PHP/Gettext Problems

Alix Axel picture Alix Axel · Aug 3, 2010 · Viewed 12.7k times · Source

I remember running some tests a some months ago with gettext and the following code worked perfectly:

putenv('LANG=l33t');
putenv('LANGUAGE=l33t');
putenv('LC_MESSAGES=l33t');

if (defined('LC_MESSAGES')) // available if PHP was compiled with libintl
{
    setlocale(LC_MESSAGES, 'l33t');
}

else
{
    setlocale(LC_ALL, 'l33t');
}

bindtextdomain('default', './locale'); // ./locale/l33t/LC_MESSAGES/default.mo
bind_textdomain_codeset('default', 'UTF-8');
textdomain('default');

echo _('Hello World!'); // h3110 w0r1d!

This worked perfectly (under Windows XP and CentOS if I remember correctly), which was good because I could use arbitrary "locales", without having to bother if they were installed on the system or not. However, this doesn't seem to work anymore, I wonder why...


Red Hat + PHP 5.2.11:

I'm able to switch back and forth from various locales and the translations show up correclty as long as the setlocale() call doesn't return false (if the locale is available/installed on the system).

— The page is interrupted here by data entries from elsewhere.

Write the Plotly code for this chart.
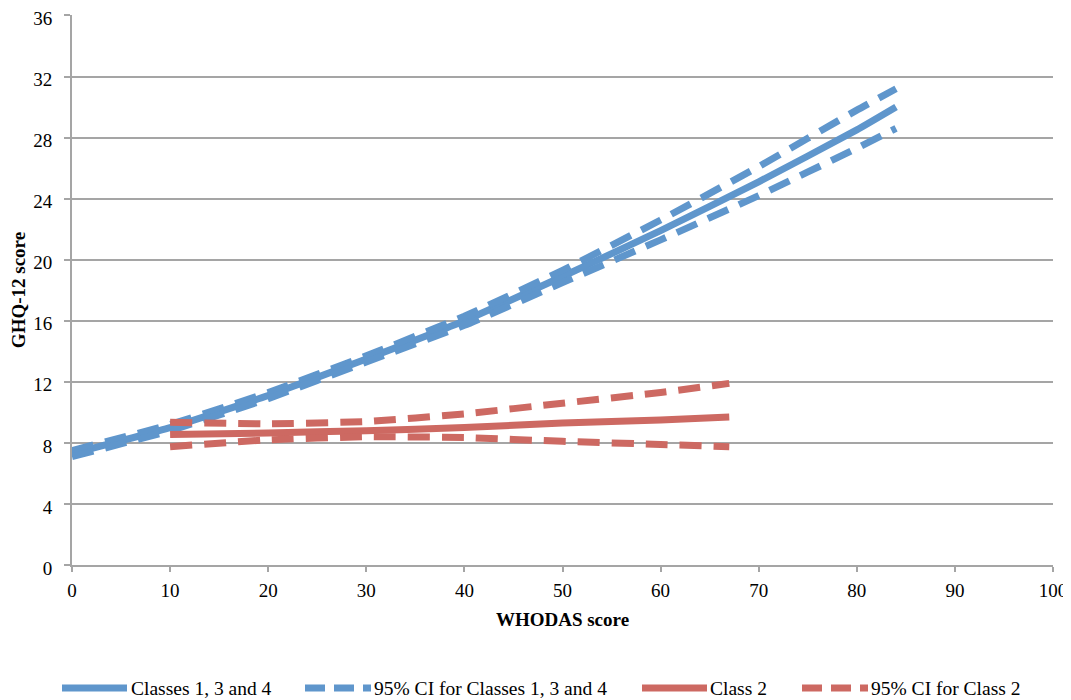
import plotly.graph_objects as go

# ---- data ----
blue_x = [0, 10, 20, 30, 40, 50, 60, 70, 80, 84]
blue_y = [7.3, 9.0, 11.1, 13.5, 16.0, 18.9, 21.9, 25.1, 28.5, 30.0]
blue_up = [7.5, 9.2, 11.3, 13.7, 16.3, 19.3, 22.6, 26.1, 29.8, 31.2]
blue_lo = [7.1, 8.8, 10.9, 13.3, 15.7, 18.5, 21.3, 24.2, 27.3, 28.6]

red_x = [10, 20, 30, 40, 50, 60, 67]
red_y = [8.55, 8.65, 8.8, 9.0, 9.3, 9.5, 9.7]
red_up = [9.35, 9.25, 9.4, 9.9, 10.6, 11.3, 11.9]
red_lo = [7.75, 8.2, 8.4, 8.35, 8.1, 7.9, 7.75]

legend_names = ["Classes 1, 3 and 4", "95% CI for Classes 1, 3 and 4",
                "Class 2", "95% CI for Class 2"]
x_ticks = list(range(0, 101, 10))
y_ticks = list(range(0, 37, 4))

BLUE = "#5F96CC"
RED = "#CD6962"
GRID = "#A5A5A5"
FONT = "Liberation Serif"
FS = 19
LW = 7
DASH = "22px,12px"

fig = go.Figure()
series = [
    (blue_x, blue_y, BLUE, "solid"),
    (blue_x, blue_up, BLUE, DASH),
    (blue_x, blue_lo, BLUE, DASH),
    (red_x, red_y, RED, "solid"),
    (red_x, red_up, RED, DASH),
    (red_x, red_lo, RED, DASH),
]
for xs, ys, col, dash in series:
    fig.add_trace(go.Scatter(x=xs, y=ys, mode="lines", showlegend=False,
                             line=dict(color=col, width=LW, dash=dash,
                                       shape="spline", smoothing=0.4),
                             hoverinfo="skip"))

# page body has an 8px default margin; size the figure to fill the window
OFF = 8
W, H = 1063, 692
ML, MR, MT, MB = 64, 18, 7, 135
pw, ph = W - ML - MR, H - MT - MB


def px(x):  # page pixel -> paper
    return (x - OFF - ML) / pw


def py(y):
    return (H - MB - (y - OFF)) / ph


# ---- custom legend (long swatches like the original) ----
leg_y = 688
entries = [(62, 127, 131, BLUE, "solid"), (305, 371, 374, BLUE, "20px,9px"),
           (642, 707, 710, RED, "solid"), (802, 868, 871, RED, "20px,9px")]
for (x0, x1, tx, col, dash), name in zip(entries, legend_names):
    fig.add_shape(type="line", xref="paper", yref="paper",
                  x0=px(x0), x1=px(x1), y0=py(leg_y), y1=py(leg_y),
                  line=dict(color=col, width=LW, dash=dash))
    fig.add_annotation(xref="paper", yref="paper", x=px(tx), y=py(leg_y),
                       text=name, showarrow=False, xanchor="left",
                       yanchor="middle", xshift=-2,
                       font=dict(family=FONT, size=19.5, color="#000"))

fig.update_layout(
    width=W, height=H,
    margin=dict(l=ML, r=MR, t=MT, b=MB),
    paper_bgcolor="white", plot_bgcolor="white",
    font=dict(family=FONT, size=FS, color="#000"),
    showlegend=False,
)
fig.update_xaxes(range=[0, 100], tickvals=x_ticks, showgrid=False,
                 showline=True, linecolor=GRID, linewidth=2,
                 ticks="outside", ticklen=5, tickcolor=GRID, tickwidth=2,
                 ticklabelstandoff=2, automargin=False,
                 ticklabeloverflow="allow",
                 zeroline=False,
                 title=dict(text="<b>WHODAS score</b>", standoff=13,
                            font=dict(family=FONT, size=FS)))
fig.update_yaxes(range=[0, 36.03], tickvals=y_ticks, showgrid=True,
                 gridcolor=GRID, gridwidth=2,
                 showline=True, linecolor=GRID, linewidth=2,
                 ticks="outside", ticklen=6, tickcolor=GRID, tickwidth=2,
                 ticklabelstandoff=8, ticklabelshift=3,
                 automargin=False, ticklabeloverflow="allow",
                 zeroline=False,
                 title=dict(text="<b>GHQ-12 score</b>", standoff=5,
                            font=dict(family=FONT, size=FS)))

fig.write_html("out.html")
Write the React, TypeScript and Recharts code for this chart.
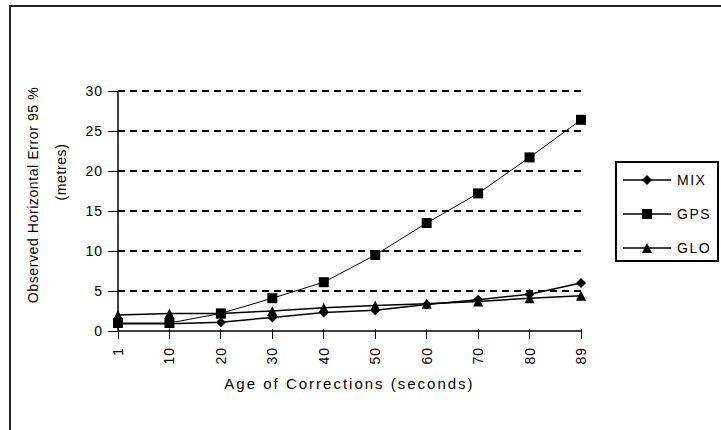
import React from 'react';
import { LineChart, Line, XAxis, YAxis, CartesianGrid, Label } from 'recharts';

const ages = ['1', '10', '20', '30', '40', '50', '60', '70', '80', '89'];
const mix = [0.9, 0.9, 1.1, 1.7, 2.3, 2.6, 3.3, 3.9, 4.6, 6.0];
const gps = [1.0, 1.0, 2.2, 4.1, 6.1, 9.5, 13.5, 17.2, 21.7, 26.4];
const glo = [2.0, 2.2, 2.2, 2.5, 2.9, 3.2, 3.4, 3.7, 4.1, 4.4];
const yTicks = [0, 5, 10, 15, 20, 25, 30];

const data = ages.map((age, i) => ({ age, MIX: mix[i], GPS: gps[i], GLO: glo[i] }));

const FONT = '"Liberation Sans", Arial, sans-serif';

const Diamond = (props: any) => {
	const { cx, cy } = props;
	if (cx == null || cy == null) return null;
	return <polygon points={`${cx},${cy - 5} ${cx + 5},${cy} ${cx},${cy + 5} ${cx - 5},${cy}`} fill="#000" />;
};

const Square = (props: any) => {
	const { cx, cy } = props;
	if (cx == null || cy == null) return null;
	return <rect x={cx - 5} y={cy - 5} width={10} height={10} fill="#000" />;
};

const Triangle = (props: any) => {
	const { cx, cy } = props;
	if (cx == null || cy == null) return null;
	return <polygon points={`${cx},${cy - 5} ${cx + 5},${cy + 5} ${cx - 5},${cy + 5}`} fill="#000" />;
};

const XTick = (props: any) => {
	const { x, y, payload } = props;
	return (
		<g>
			<line x1={x} y1={y - 10} x2={x} y2={y} stroke="#000" shapeRendering="crispEdges" />
			<text x={x} y={y + 8} transform={`rotate(-90 ${x} ${y + 8})`} textAnchor="end" dominantBaseline="central"
				fontSize={14} letterSpacing={1} fontFamily={FONT} fill="#000">
				{payload.value}
			</text>
		</g>
	);
};

const YTick = (props: any) => {
	const { x, y, payload } = props;
	return (
		<g>
			<line x1={x + 5} y1={y} x2={x + 15} y2={y} stroke="#000" shapeRendering="crispEdges" />
			<text x={x} y={y} textAnchor="end" dominantBaseline="central" fontSize={14} letterSpacing={1} fontFamily={FONT} fill="#000">
				{payload.value}
			</text>
		</g>
	);
};

const legendItems = [
	{ name: 'MIX', Mark: Diamond },
	{ name: 'GPS', Mark: Square },
	{ name: 'GLO', Mark: Triangle },
];

const App = () => {
	return (
		<div style={{ position: 'absolute', left: 0, top: 0, width: 721, height: 430, background: '#fff' }}>
			<div style={{ position: 'absolute', left: 9, top: 5, width: 712, height: 425, borderTop: '2px solid #222', borderLeft: '2px solid #222' }} />
			<LineChart width={721} height={430} data={data} margin={{ top: 91, right: 140, bottom: 49, left: 68 }}>
				<CartesianGrid vertical={false} stroke="#000" strokeWidth={1.5} strokeDasharray="7 5" shapeRendering="crispEdges"
					horizontalValues={[5, 10, 15, 20, 25, 30]} />
				<XAxis dataKey="age" height={50} axisLine={{ stroke: '#000', strokeWidth: 1.5 }} tickLine={false}
					tick={<XTick />} interval={0} padding={{ left: 0, right: 0 }}>
					<Label value="Age of Corrections (seconds)" position="insideBottom" offset={-8}
						style={{ fontSize: 15, letterSpacing: 2, fontFamily: FONT, fill: '#000' }} />
				</XAxis>
				<YAxis width={50} domain={[0, 30]} ticks={yTicks} interval={0} axisLine={{ stroke: '#000', strokeWidth: 1.5 }}
					tickLine={false} tickSize={5} tickMargin={10} tick={<YTick />}
					label={{
						content: () => (
							<g fontSize={14} fontFamily={FONT} fill="#000" letterSpacing={0.6}>
								<text x={33} y={195} transform="rotate(-90 33 195)" textAnchor="middle" dominantBaseline="central">
									Observed Horizontal Error 95 %
								</text>
								<text x={61} y={172} transform="rotate(-90 61 172)" textAnchor="middle" dominantBaseline="central">
									(metres)
								</text>
							</g>
						),
					}} />
				<Line dataKey="MIX" stroke="#000" strokeWidth={1.5} dot={<Diamond />} isAnimationActive={false} />
				<Line dataKey="GPS" stroke="#000" strokeWidth={1} dot={<Square />} isAnimationActive={false} />
				<Line dataKey="GLO" stroke="#000" strokeWidth={1.5} dot={<Triangle />} isAnimationActive={false} />
			</LineChart>
			<div style={{ position: 'absolute', left: 615, top: 161, width: 104, height: 101, border: '2px solid #000', boxSizing: 'border-box' }}>
				<svg width={100} height={97}>
					{legendItems.map((it, i) => {
						const y = 17 + i * 34;
						return (
							<g key={it.name}>
								<line x1={6} y1={y} x2={54} y2={y} stroke="#000" strokeWidth={1.5} />
								<it.Mark cx={30} cy={y} />
								<text x={60} y={y} dominantBaseline="central" fontSize={14} letterSpacing={1.5} fontFamily={FONT} fill="#000">{it.name}</text>
							</g>
						);
					})}
				</svg>
			</div>
		</div>
	);
};

export default App;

This is not perfect (would be great if I could just point gettext to any arbitrary translation directory without having to test for the existence of the locale), but it's acceptable. I'll run some more tests later on.

Windows 7 + PHP 5.3.1 (XAMPP):

setlocale() always returns false (even when using LC_ALL instead of LC_MESSAGES), unless I use some valid Windows locale such as eng, deu or ptg - in this case the locale seems to be correctly set but the translations still don't show up. I can't test right now because I've hundreds of tabs open but I think the very first call to that script yields the correct translation (restarting Apache won't do the trick).

I'm not sure if this is related to the PHP Bug #49349. I'll test this is a couple of hours.


Is there any way to use the gettext extension (not pure PHP implementations like php-gettext or the Zend Translate Adapter) reliably across different operating systems (possibly with custom locales like l33t)?

Also, is it absolutely necessary to use setlocale(LC_ALL, ...)? I would preffer leaving the TIME, NUMERIC and MONETARY (specially) locale settings untouched (defaulting to the POSIX locale).


I had an idea... Would it be possible to call setlocale() with a very common locale (like C, POSIX or en_US) and specify the language via the domain? Something like this:

/lang/C/LC_MESSAGES/domain.pt.mo
/lang/C/LC_MESSAGES/domain.de.mo
/lang/C/LC_MESSAGES/domain.en.mo
/lang/C/LC_MESSAGES/domain2.pt.mo
/lang/C/LC_MESSAGES/domain2.de.mo
/lang/C/LC_MESSAGES/domain2.en.mo

Would this work on *nix and Windows plataforms without problems?

Answer

mario picture mario · Aug 21, 2010

Gettext isn't overly practical for webapps.

  • As for example it doesn't honor/use Accept-Language style preferences by itself.
  • Typically incurs some caching issues on shared webhosts (mod_php SAPI).

So I sort of sometimes wish that PHP module wouldn't exist, and the convenient _() function name shortcut was available to userland implementations.
(Had my own gettext.php, which worked more reliable.)

Your options:

  1. Anway, according to a few bug reports the Windows port of gettext had some flaws with UTF-8. Maybe your version is affected again. So try bind_textdomain_codeset('default', 'ISO-8859-1'); for starters. Also, it seems to prefer the environment variables on Windows IIRC, so putenv("LC_ALL", "fr_FR"); might work better than setlocale(). Especially workable if you dl(gettext.dll) later on.

    Also give it a chance with including a charset right there LANG=en_GB.ISO-8859-1. (Since your source text is English anyway, caring about the charset isn't very relavant here; but probably a common case where gettext trips over itself.) Oh and on occasion it's UTF8 not UTF-8; also try ASCII.

  2. Alternatively circumvent gettext. Your domain idea is close, but I'd simply use a pre-defined ./locale/ subdir for languages:

    ./lang/en/locale/C/LC_MESSAGES/domain.mo
    

    Then just invoke bindtextdomain("default", "./lang/{$APP_LANG}/locale") without giving gettext room to interpret much. It will always look up /C/, but the correct locale directory has been injected already. But try to have a symlink from the $LANG to /C/ in there anyway.

  3. Bite in the gnu. Give up on gettext. "PhpWiki" had a custom awk conversion script. It transforms .po files into .php array scripts (yeah very oldschool), and just utilizes a __() function instead. Close. And more reliable.